* _Data listing_:
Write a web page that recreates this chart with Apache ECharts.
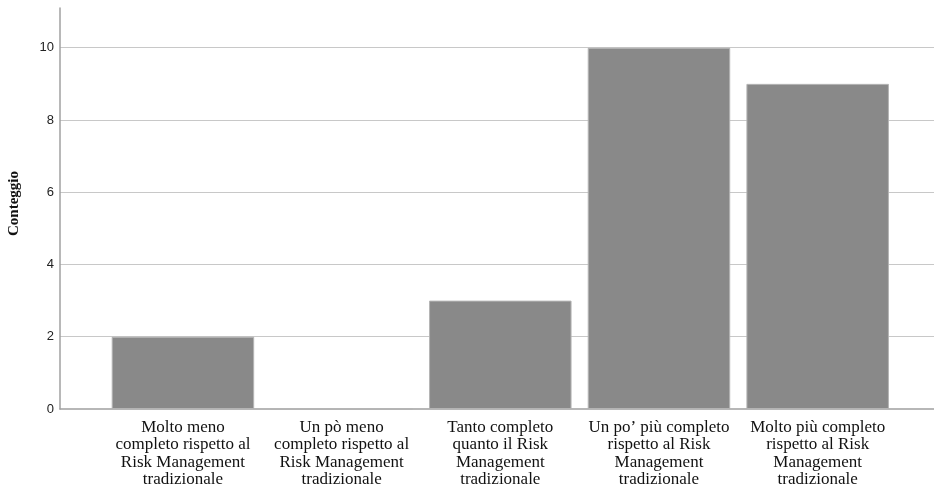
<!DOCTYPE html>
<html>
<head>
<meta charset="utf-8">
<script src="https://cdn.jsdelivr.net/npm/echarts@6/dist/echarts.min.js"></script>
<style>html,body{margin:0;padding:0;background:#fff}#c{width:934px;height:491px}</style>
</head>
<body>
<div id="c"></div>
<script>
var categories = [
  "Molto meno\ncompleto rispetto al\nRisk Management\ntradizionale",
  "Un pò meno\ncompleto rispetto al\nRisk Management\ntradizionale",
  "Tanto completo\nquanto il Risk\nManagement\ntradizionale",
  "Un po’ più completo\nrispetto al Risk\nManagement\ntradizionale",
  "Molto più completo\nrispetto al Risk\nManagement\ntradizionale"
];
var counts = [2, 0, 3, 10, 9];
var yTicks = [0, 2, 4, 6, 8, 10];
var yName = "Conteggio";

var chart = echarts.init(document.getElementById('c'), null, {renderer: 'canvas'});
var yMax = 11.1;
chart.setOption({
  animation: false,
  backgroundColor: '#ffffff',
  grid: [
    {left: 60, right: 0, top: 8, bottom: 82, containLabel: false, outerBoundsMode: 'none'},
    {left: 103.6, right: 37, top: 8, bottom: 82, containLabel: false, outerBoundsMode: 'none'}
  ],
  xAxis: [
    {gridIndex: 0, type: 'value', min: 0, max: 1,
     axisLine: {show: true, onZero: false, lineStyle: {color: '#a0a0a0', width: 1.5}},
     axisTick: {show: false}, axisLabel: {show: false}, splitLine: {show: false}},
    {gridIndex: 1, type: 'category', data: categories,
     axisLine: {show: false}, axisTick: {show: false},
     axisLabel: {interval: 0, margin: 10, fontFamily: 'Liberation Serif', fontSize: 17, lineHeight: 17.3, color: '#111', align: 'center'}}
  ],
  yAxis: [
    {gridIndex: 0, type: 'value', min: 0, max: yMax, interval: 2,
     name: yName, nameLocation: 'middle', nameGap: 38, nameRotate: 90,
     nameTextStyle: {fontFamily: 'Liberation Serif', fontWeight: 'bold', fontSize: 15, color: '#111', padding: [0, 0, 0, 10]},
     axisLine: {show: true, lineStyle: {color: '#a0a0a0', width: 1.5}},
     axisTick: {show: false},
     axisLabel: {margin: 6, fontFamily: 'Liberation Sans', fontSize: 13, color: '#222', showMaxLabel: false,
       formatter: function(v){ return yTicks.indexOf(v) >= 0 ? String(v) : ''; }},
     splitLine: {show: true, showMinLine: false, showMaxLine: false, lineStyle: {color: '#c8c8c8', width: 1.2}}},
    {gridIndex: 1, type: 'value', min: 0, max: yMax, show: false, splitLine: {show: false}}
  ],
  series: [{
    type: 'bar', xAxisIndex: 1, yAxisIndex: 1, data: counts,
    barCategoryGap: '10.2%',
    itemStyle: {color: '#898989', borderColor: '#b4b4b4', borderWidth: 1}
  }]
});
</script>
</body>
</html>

* * *

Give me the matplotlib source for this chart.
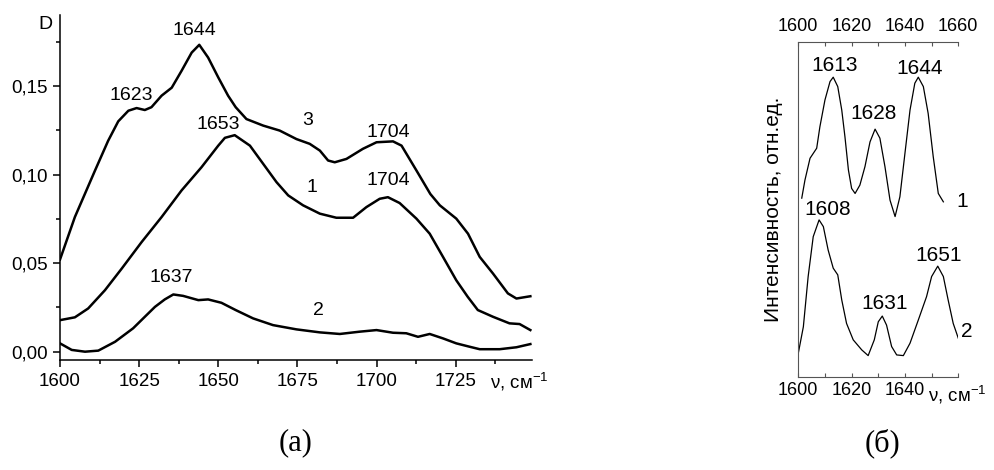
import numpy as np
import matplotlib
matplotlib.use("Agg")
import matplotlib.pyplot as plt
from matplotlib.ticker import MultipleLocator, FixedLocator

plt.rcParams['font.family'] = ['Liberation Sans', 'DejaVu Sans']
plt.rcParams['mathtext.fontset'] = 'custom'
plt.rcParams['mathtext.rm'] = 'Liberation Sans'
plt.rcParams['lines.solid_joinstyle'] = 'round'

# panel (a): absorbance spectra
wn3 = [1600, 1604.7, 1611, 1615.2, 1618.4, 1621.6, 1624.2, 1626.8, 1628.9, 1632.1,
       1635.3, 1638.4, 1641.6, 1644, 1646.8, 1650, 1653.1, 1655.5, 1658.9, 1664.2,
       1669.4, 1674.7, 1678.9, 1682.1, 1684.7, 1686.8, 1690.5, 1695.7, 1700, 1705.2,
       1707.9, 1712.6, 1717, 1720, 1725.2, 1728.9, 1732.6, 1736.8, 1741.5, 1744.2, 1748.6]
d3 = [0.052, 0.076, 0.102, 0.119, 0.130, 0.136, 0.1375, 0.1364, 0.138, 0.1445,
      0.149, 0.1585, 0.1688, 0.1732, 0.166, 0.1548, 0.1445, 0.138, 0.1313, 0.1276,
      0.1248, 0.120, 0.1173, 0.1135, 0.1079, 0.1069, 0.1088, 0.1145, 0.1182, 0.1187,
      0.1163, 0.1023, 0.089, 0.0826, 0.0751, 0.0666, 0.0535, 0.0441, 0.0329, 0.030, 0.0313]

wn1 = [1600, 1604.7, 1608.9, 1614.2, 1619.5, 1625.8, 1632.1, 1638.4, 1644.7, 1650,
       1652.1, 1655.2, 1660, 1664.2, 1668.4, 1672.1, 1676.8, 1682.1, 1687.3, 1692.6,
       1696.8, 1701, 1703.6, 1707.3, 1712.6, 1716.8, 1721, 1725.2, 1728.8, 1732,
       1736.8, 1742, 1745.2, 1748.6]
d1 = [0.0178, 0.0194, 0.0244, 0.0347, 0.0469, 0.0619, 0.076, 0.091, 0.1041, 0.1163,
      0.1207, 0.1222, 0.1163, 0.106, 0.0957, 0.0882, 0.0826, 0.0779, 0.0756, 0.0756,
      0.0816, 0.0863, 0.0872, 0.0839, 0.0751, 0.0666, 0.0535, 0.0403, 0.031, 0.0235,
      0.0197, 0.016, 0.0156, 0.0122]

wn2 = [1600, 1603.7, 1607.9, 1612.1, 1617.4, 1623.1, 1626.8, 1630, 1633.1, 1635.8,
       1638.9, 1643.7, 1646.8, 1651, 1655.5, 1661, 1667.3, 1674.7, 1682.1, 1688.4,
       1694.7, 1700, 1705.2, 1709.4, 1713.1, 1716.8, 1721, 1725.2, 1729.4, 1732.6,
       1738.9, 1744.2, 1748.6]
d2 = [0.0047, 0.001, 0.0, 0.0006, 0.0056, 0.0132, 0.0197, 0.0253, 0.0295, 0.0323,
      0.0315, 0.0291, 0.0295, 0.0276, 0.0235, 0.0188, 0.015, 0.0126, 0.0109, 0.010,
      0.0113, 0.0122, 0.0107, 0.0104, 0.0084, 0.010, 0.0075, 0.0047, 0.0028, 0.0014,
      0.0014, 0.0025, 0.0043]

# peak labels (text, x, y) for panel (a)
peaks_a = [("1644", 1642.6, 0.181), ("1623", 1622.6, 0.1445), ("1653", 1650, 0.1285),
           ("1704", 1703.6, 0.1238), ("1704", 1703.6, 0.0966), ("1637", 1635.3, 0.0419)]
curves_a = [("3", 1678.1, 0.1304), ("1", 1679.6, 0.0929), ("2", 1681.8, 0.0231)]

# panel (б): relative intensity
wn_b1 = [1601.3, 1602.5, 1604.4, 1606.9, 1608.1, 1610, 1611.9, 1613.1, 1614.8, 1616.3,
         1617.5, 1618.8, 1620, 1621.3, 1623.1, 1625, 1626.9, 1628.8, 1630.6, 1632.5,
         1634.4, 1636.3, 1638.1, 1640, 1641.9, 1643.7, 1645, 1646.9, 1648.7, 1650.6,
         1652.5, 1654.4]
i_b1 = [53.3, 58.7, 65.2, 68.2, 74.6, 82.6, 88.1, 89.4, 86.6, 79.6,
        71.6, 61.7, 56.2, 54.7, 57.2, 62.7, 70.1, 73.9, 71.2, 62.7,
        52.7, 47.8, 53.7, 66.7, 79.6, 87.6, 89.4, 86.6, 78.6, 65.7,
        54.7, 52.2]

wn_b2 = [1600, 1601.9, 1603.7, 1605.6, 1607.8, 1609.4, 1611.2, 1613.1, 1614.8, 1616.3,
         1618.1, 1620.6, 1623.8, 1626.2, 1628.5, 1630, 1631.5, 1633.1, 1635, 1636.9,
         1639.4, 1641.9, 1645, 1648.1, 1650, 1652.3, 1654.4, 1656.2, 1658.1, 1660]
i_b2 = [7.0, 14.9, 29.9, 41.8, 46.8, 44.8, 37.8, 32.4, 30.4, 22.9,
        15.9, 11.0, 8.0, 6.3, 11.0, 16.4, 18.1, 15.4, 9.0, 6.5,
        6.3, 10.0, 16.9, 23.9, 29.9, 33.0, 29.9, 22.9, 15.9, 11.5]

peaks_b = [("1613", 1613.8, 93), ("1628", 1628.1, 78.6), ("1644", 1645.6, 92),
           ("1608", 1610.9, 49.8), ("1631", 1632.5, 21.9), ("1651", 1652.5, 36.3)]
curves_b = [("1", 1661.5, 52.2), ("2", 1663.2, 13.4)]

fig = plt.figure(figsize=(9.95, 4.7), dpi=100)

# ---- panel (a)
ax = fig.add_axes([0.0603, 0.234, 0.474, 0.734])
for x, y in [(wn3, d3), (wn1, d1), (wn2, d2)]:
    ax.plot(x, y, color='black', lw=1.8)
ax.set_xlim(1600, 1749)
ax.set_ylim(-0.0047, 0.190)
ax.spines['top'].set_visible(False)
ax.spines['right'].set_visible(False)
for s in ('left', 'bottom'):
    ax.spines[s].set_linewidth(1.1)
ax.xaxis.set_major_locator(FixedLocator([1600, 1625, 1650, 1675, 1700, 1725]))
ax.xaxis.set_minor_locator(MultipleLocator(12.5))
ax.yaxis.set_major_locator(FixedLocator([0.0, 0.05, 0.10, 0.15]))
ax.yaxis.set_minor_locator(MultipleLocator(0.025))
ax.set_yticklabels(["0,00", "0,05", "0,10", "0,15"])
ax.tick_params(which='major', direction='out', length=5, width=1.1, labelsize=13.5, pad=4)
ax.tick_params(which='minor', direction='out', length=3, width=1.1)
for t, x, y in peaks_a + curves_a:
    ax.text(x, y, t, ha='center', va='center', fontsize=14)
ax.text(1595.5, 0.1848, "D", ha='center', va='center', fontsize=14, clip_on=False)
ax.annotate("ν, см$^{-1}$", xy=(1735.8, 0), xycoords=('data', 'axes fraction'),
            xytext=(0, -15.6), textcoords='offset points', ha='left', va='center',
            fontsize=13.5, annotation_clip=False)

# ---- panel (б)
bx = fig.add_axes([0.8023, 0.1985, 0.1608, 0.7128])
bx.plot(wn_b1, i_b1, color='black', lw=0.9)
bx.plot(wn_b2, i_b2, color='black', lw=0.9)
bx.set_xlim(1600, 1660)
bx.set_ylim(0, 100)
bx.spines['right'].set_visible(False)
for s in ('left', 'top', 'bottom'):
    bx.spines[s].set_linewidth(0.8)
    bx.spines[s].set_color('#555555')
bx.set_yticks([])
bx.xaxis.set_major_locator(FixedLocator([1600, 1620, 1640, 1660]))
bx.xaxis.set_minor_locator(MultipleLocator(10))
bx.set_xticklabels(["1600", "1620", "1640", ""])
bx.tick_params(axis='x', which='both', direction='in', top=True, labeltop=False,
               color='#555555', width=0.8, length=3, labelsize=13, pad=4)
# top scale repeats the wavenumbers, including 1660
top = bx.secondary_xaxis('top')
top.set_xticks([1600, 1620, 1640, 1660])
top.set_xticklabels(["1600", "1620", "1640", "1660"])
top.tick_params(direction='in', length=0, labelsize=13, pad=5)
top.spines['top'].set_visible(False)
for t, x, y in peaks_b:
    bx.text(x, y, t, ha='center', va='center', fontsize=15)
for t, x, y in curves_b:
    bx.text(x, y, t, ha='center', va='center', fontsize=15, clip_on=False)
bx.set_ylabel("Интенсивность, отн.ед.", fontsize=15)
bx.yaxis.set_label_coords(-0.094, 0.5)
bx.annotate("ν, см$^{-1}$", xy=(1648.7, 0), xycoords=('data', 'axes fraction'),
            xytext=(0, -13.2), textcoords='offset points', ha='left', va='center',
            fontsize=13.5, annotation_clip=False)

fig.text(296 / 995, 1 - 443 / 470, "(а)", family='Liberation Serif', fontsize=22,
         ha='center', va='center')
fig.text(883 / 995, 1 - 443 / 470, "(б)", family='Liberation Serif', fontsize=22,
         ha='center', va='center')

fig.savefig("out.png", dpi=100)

* _Instruction_:
In the listing above, find the line containing "Give me the matplotlib source for this chart." and the line containing "plt.rcParams['lines.solid_joinstyle'] = 'round'", then return both of them and every line between, exactly, without pictures.

* _Exercise response_:
Give me the matplotlib source for this chart.
import numpy as np
import matplotlib
matplotlib.use("Agg")
import matplotlib.pyplot as plt
from matplotlib.ticker import MultipleLocator, FixedLocator

plt.rcParams['font.family'] = ['Liberation Sans', 'DejaVu Sans']
plt.rcParams['mathtext.fontset'] = 'custom'
plt.rcParams['mathtext.rm'] = 'Liberation Sans'
plt.rcParams['lines.solid_joinstyle'] = 'round'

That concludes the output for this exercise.